» **Task statement**
Your task is to retype, word for word, the lines from the start of the data through the line holding "0.16, 0.18, 0.2]". Do not include the pictures.

» **Information provided**
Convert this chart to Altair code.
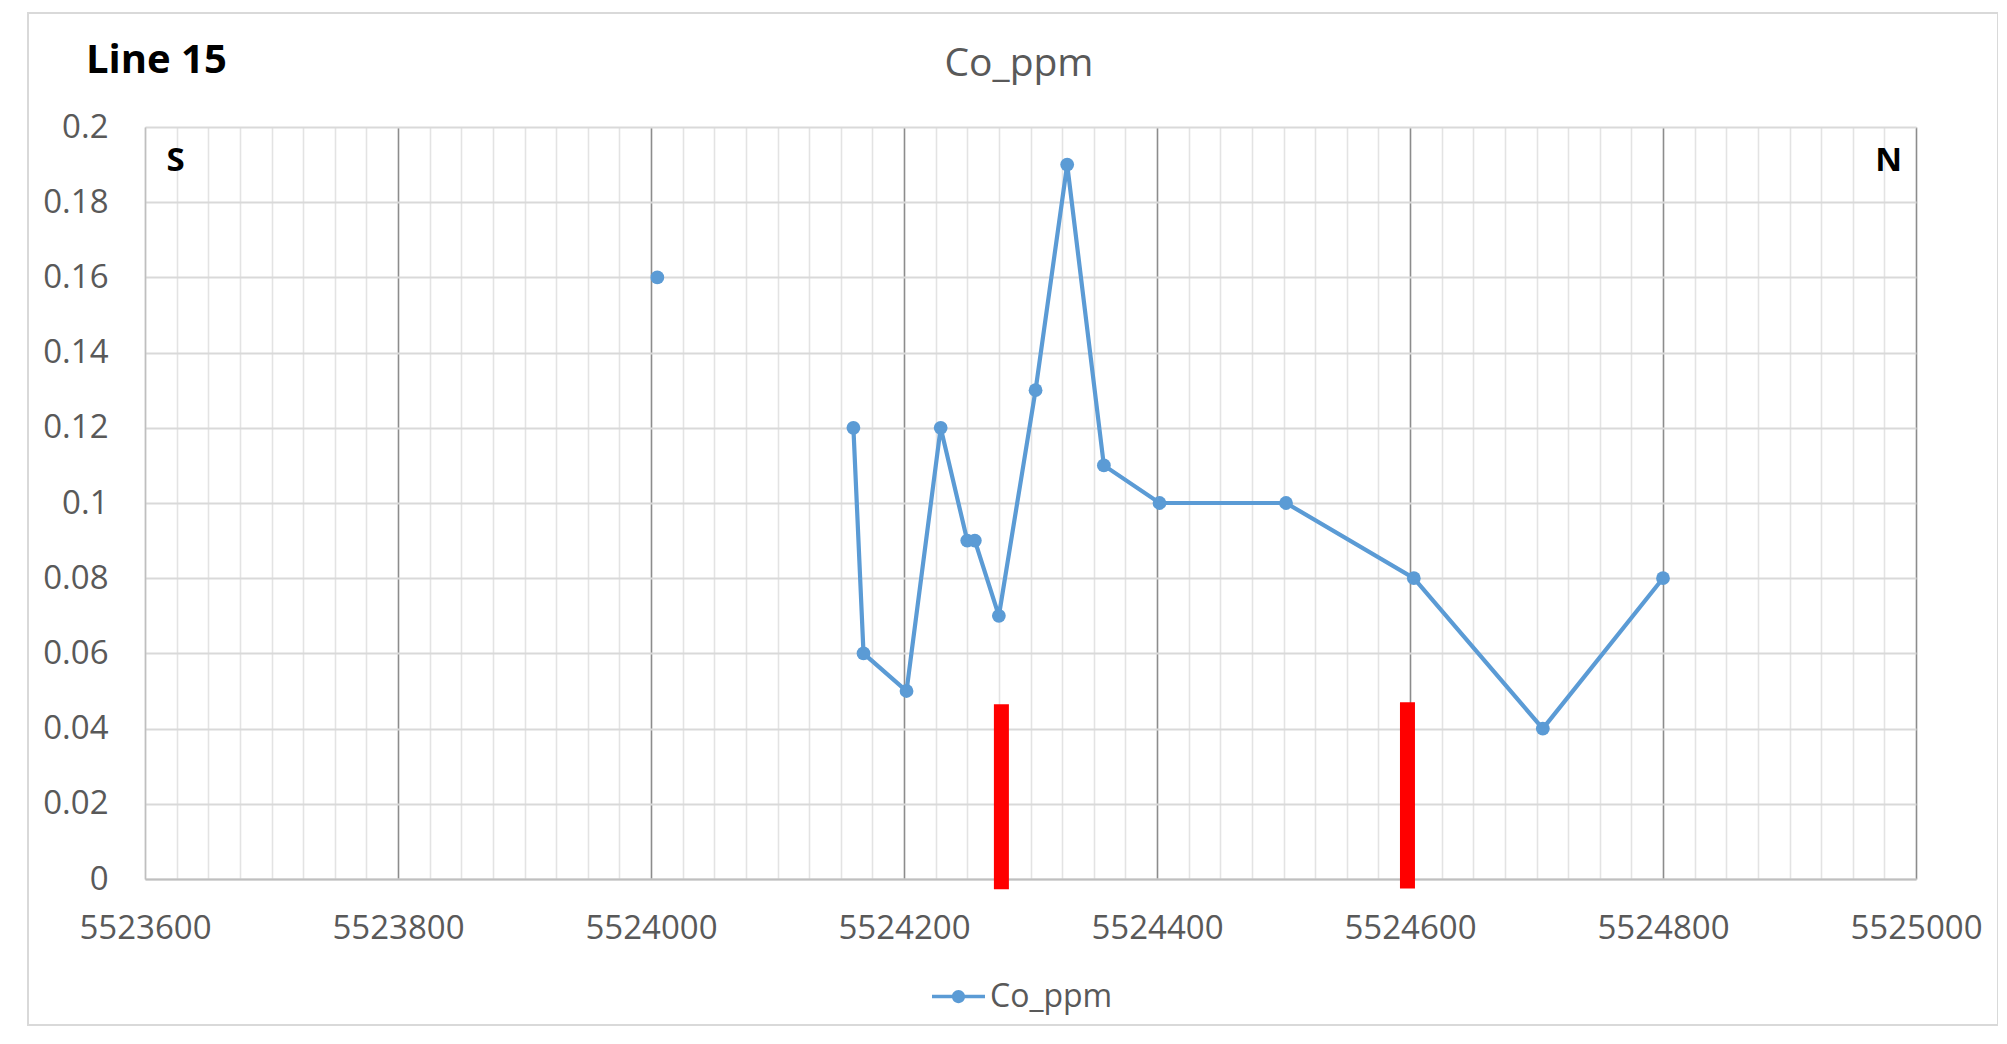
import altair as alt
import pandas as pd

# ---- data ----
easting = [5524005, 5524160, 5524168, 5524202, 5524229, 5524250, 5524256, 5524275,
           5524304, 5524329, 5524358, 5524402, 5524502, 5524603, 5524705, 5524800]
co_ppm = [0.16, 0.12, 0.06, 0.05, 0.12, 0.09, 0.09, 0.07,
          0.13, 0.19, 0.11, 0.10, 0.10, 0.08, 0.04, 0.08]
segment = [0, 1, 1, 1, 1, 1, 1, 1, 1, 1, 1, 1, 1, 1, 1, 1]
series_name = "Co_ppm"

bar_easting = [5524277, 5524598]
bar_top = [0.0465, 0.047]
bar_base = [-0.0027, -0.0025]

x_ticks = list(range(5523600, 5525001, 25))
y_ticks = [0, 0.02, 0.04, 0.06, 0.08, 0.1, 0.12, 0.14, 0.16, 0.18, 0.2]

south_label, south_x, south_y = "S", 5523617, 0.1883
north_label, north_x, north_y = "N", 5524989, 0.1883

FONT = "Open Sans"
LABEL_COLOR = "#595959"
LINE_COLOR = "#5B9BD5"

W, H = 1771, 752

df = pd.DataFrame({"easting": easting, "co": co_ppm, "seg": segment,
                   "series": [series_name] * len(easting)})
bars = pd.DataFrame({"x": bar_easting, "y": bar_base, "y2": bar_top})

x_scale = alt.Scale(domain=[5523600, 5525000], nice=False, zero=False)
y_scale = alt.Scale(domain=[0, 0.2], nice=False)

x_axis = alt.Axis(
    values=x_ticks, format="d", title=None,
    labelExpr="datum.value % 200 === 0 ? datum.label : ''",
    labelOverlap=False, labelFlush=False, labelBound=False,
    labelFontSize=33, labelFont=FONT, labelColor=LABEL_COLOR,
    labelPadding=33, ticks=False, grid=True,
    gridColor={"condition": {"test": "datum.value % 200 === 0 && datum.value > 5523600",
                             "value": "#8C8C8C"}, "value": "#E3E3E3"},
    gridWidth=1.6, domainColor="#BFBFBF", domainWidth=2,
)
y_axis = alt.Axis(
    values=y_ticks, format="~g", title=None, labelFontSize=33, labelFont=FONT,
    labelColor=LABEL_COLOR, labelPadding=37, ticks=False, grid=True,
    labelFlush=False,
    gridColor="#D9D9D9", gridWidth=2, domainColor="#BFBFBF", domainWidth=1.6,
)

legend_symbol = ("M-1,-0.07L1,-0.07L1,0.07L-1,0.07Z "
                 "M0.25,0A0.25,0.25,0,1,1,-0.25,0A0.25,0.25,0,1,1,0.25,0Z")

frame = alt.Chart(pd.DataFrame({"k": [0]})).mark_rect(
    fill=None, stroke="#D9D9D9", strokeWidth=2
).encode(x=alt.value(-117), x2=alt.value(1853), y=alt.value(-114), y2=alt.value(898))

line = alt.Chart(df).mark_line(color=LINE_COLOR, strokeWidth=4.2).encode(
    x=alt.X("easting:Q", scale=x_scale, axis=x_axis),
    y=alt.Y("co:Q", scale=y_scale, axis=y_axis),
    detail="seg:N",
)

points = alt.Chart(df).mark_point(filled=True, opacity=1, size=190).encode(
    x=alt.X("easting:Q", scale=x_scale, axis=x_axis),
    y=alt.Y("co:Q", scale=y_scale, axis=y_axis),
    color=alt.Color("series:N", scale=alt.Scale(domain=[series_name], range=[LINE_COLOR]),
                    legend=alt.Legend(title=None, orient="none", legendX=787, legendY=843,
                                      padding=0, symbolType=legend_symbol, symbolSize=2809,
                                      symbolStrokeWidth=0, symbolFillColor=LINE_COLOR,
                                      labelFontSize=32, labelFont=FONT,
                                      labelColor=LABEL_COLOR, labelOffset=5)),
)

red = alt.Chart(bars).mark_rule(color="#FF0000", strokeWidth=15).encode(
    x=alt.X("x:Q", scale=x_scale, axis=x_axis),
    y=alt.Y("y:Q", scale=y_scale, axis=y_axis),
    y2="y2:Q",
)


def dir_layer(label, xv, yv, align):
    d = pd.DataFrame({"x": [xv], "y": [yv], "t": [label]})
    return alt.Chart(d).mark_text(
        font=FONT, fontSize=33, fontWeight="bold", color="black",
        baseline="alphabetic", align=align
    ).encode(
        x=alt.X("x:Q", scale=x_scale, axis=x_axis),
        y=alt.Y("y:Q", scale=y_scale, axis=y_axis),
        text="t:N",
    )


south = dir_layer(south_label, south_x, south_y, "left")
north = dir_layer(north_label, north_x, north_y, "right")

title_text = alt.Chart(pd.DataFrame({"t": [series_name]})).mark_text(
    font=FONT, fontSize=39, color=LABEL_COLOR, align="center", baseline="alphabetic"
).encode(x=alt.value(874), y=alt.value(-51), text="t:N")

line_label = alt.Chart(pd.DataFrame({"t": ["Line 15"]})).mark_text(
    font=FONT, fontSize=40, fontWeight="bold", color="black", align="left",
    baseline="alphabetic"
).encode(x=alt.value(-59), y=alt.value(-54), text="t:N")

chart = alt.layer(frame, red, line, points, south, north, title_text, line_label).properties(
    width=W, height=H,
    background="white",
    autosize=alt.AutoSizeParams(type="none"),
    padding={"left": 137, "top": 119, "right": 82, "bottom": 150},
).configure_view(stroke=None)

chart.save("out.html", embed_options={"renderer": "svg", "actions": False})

» **Output of the exercise**
Convert this chart to Altair code.
import altair as alt
import pandas as pd

# ---- data ----
easting = [5524005, 5524160, 5524168, 5524202, 5524229, 5524250, 5524256, 5524275,
           5524304, 5524329, 5524358, 5524402, 5524502, 5524603, 5524705, 5524800]
co_ppm = [0.16, 0.12, 0.06, 0.05, 0.12, 0.09, 0.09, 0.07,
          0.13, 0.19, 0.11, 0.10, 0.10, 0.08, 0.04, 0.08]
segment = [0, 1, 1, 1, 1, 1, 1, 1, 1, 1, 1, 1, 1, 1, 1, 1]
series_name = "Co_ppm"

bar_easting = [5524277, 5524598]
bar_top = [0.0465, 0.047]
bar_base = [-0.0027, -0.0025]

x_ticks = list(range(5523600, 5525001, 25))
y_ticks = [0, 0.02, 0.04, 0.06, 0.08, 0.1, 0.12, 0.14, 0.16, 0.18, 0.2]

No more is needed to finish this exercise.